▶ WRITTEN INSTRUCTION: Write the lines out again, from the top of the material to the line containing "316.3, 324, 329]", pictures excluded.
--- BEGIN DATA BLOCK ---
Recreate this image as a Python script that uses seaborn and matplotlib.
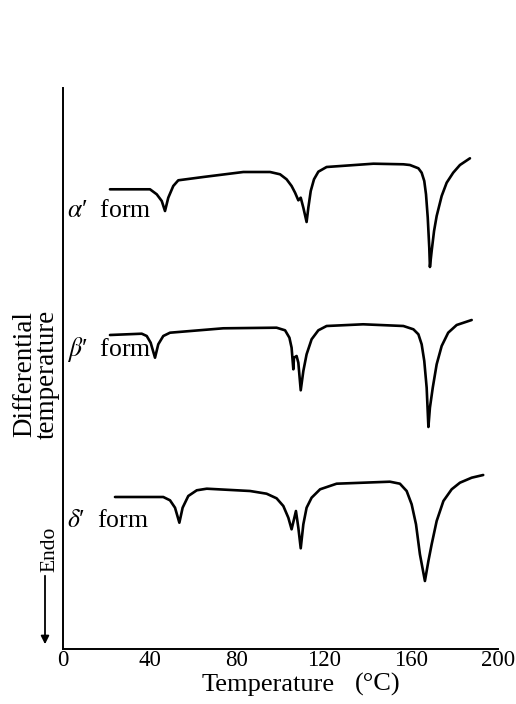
import numpy as np
import pandas as pd
import matplotlib
matplotlib.use("Agg")
import matplotlib.pyplot as plt
import seaborn as sns

# DTA curves: temperature (deg C) and signal height (arbitrary, px above axis)
alpha_T = [21.6, 40, 43.1, 45.4, 46.9, 48.4, 50.7, 53, 64.5, 82.9, 95.2, 99.8, 102.8, 105.1,
           106.7, 108.2, 109.3, 110.5, 112, 112.8, 113.9, 115.4, 117.4, 121.2, 142.7, 156.5,
           159.5, 163.4, 164.9, 166.1, 166.9, 167.7, 168.4, 168.7, 169.5, 170.6, 171.8, 174.1,
           176.4, 179.4, 182.5, 187.1]
alpha_h = [459.7, 459.7, 454.7, 448, 438, 451.3, 463, 468.7, 472, 477, 477, 474.7, 469.7, 463,
           456.3, 448.7, 451.3, 441.3, 427, 441.3, 458, 469.7, 477.3, 482, 485.3, 484.7,
           484, 480.7, 476.3, 468, 454.7, 431.3, 401.3, 382, 398, 418, 433, 453,
           466.3, 476.3, 484, 490.7]

beta_T = [21.6, 36.2, 38.5, 40.3, 42.3, 43.8, 46.1, 49.2, 73.7, 98.2, 102.1, 104.1, 105.1, 105.9,
          106.2, 107.4, 108.2, 109.3, 110.5, 112, 114.3, 117.4, 121.2, 138, 156.5, 161.1, 163.4,
          164.9, 166.1, 167.2, 168, 168.7, 170, 171.8, 174.1, 177.1, 181, 187.9]
beta_h = [314, 315.3, 313, 306.3, 291.3, 304.7, 313, 316.3, 320.7, 321.3, 318.7, 311.3, 301.3, 279.7,
          291.3, 293, 286.3, 258.7, 278, 294.7, 309.7, 318.7, 323, 324.7, 323, 319.7, 314.7,
          304.7, 288, 261.3, 222, 241.3, 261.3, 284.7, 303, 316.3, 324, 329]

delta_T = [23.9, 46.1, 49.2, 51.5, 53.5, 55, 57.6, 61.5, 66.1, 86, 93.6, 98.2, 101.3, 103.6, 105.1,
           106.2, 107.1, 108.2, 109.3, 110.5, 112, 114.3, 118.2, 125.8, 150.3, 154.9, 158, 160.3,
           162.3, 164.1, 166.4, 168, 169.5, 171.8, 174.9, 178.7, 182.5, 187.9, 193.2]
delta_h = [152, 152, 148.7, 141.3, 126.3, 141.3, 153, 158.7, 160.3, 158, 155.3, 150.7, 143, 131.3, 119.7,
           129.7, 138, 121.3, 100.7, 124.7, 141.3, 151.3, 159.7, 165.3, 167.3, 165.3, 158, 144.7,
           124.7, 94.7, 68, 88, 104.7, 128, 148, 159.7, 166.3, 171.3, 174]

greek = [r"$\alpha$", r"$\beta$", r"$\delta$"]
label_h = [432, 293, 122]
xticks = [0, 40, 80, 120, 160, 200]

df = pd.concat([
    pd.DataFrame({"T": alpha_T, "h": alpha_h, "form": "alpha"}),
    pd.DataFrame({"T": beta_T, "h": beta_h, "form": "beta"}),
    pd.DataFrame({"T": delta_T, "h": delta_h, "form": "delta"}),
])

sns.set_theme(style="white")
plt.rcParams["font.family"] = ["Liberation Serif", "DejaVu Serif"]
plt.rcParams["mathtext.fontset"] = "stix"
plt.rcParams["text.color"] = "black"
plt.rcParams["axes.labelcolor"] = "black"
plt.rcParams["xtick.color"] = "black"

fig = plt.figure(figsize=(5.16, 7.04), dpi=100)
ax = fig.add_axes([63 / 516, 55 / 704, 435 / 516, 561 / 704])

sns.lineplot(data=df, x="T", y="h", units="form", estimator=None, sort=False,
             color="black", linewidth=1.9, ax=ax)

ax.set_xlim(0, 200)
ax.set_ylim(0, 561)
ax.set_xticks(xticks)
ax.set_xticklabels([str(t) for t in xticks], fontsize=16.5)
ax.set_yticks([])
ax.tick_params(axis="x", direction="in", length=8, width=1.2, pad=1)
ax.set_xlabel("")
ax.set_ylabel("")
for s in ["top", "right"]:
    ax.spines[s].set_visible(False)
for s in ["left", "bottom"]:
    ax.spines[s].set_color("black")
    ax.spines[s].set_linewidth(1.4)

for g, h in zip(greek, label_h):
    ax.text(1.8, h, g + "′  form", fontsize=18.5, va="baseline", ha="left")

# x label split in two so the wide gap of the original is kept
fig.text(268 / 516, 1 - 691 / 704, "Temperature", fontsize=19,
         ha="center", va="baseline")
fig.text(378 / 516, 1 - 691 / 704, "(°C)", fontsize=19,
         ha="center", va="baseline")
fig.text(36 / 516, 1 - 374 / 704, "Differential\ntemperature", rotation=90,
         fontsize=19.5, ha="center", va="center", multialignment="center",
         linespacing=0.85)
fig.text(54 / 516, 1 - 549 / 704, "Endo", rotation=90, rotation_mode="anchor",
         fontsize=15.5, ha="center", va="baseline")
ax.annotate("", xy=(45 / 516, 1 - 647 / 704), xytext=(45 / 516, 1 - 573 / 704),
            xycoords="figure fraction", textcoords="figure fraction",
            arrowprops=dict(arrowstyle="-|>", color="black", lw=1.3, mutation_scale=12))

fig.savefig("out.png", dpi=100, facecolor="white")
--- END DATA BLOCK ---
▶ OUTPUT FOR THIS TASK:
Recreate this image as a Python script that uses seaborn and matplotlib.
import numpy as np
import pandas as pd
import matplotlib
matplotlib.use("Agg")
import matplotlib.pyplot as plt
import seaborn as sns

# DTA curves: temperature (deg C) and signal height (arbitrary, px above axis)
alpha_T = [21.6, 40, 43.1, 45.4, 46.9, 48.4, 50.7, 53, 64.5, 82.9, 95.2, 99.8, 102.8, 105.1,
           106.7, 108.2, 109.3, 110.5, 112, 112.8, 113.9, 115.4, 117.4, 121.2, 142.7, 156.5,
           159.5, 163.4, 164.9, 166.1, 166.9, 167.7, 168.4, 168.7, 169.5, 170.6, 171.8, 174.1,
           176.4, 179.4, 182.5, 187.1]
alpha_h = [459.7, 459.7, 454.7, 448, 438, 451.3, 463, 468.7, 472, 477, 477, 474.7, 469.7, 463,
           456.3, 448.7, 451.3, 441.3, 427, 441.3, 458, 469.7, 477.3, 482, 485.3, 484.7,
           484, 480.7, 476.3, 468, 454.7, 431.3, 401.3, 382, 398, 418, 433, 453,
           466.3, 476.3, 484, 490.7]

beta_T = [21.6, 36.2, 38.5, 40.3, 42.3, 43.8, 46.1, 49.2, 73.7, 98.2, 102.1, 104.1, 105.1, 105.9,
          106.2, 107.4, 108.2, 109.3, 110.5, 112, 114.3, 117.4, 121.2, 138, 156.5, 161.1, 163.4,
          164.9, 166.1, 167.2, 168, 168.7, 170, 171.8, 174.1, 177.1, 181, 187.9]
beta_h = [314, 315.3, 313, 306.3, 291.3, 304.7, 313, 316.3, 320.7, 321.3, 318.7, 311.3, 301.3, 279.7,
          291.3, 293, 286.3, 258.7, 278, 294.7, 309.7, 318.7, 323, 324.7, 323, 319.7, 314.7,
          304.7, 288, 261.3, 222, 241.3, 261.3, 284.7, 303, 316.3, 324, 329]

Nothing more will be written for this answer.